Genfit disclosed early data from its Phase 1b/2a study of the PPT1 inhibitor GNS561 in combination with the MEK inhibitor trametinib in patients with advanced, KRAS‑mutated cholangiocarcinoma (CCA).
The study enrolled nine heavily pre‑treated patients; four of them reached the week‑6 assessment, at which point disease control and measurable tumor reduction were observed in a subset of the cohort. The data are preliminary but suggest that the dual‑targeting strategy can produce clinical benefit in a population with limited options.
GNS561 blocks late‑stage autophagy by inhibiting the lysosomal enzyme PPT1, while trametinib suppresses MAPK signaling downstream of KRAS. The combination is designed to induce cancer‑cell death more effectively than either agent alone, a hypothesis that the early results appear to support.
These findings reinforce Genfit’s plan to move the combination into a Phase 2 trial, which the company expects to initiate in the second half of 2026. The data will inform dose selection and safety monitoring for the next‑phase study.

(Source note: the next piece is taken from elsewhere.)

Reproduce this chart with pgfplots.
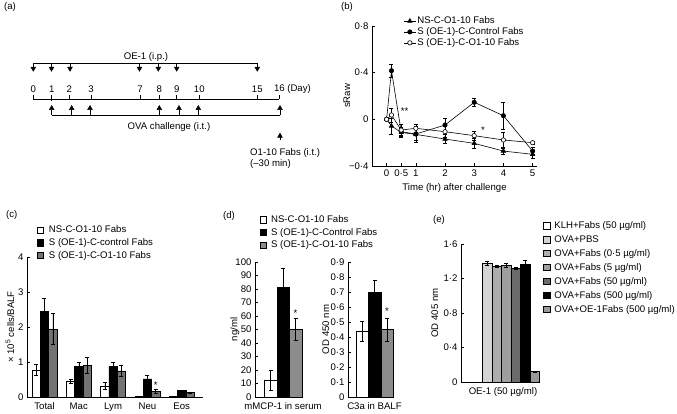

Cholangiocarcinoma is a rare, aggressive bile‑duct cancer with a median overall survival of less than a year after standard chemotherapy. KRAS‑mutated disease lacks approved targeted therapies, and Genfit’s orphan‑drug designation for GNS561 in CCA provides a regulatory incentive to advance the program. The preliminary efficacy signals therefore carry substantial therapeutic and commercial implications.
Genfit remains optimistic that the combination will demonstrate meaningful activity in a broader cohort and that the Phase 2 study will confirm the safety and efficacy profile needed to support regulatory approval and market access.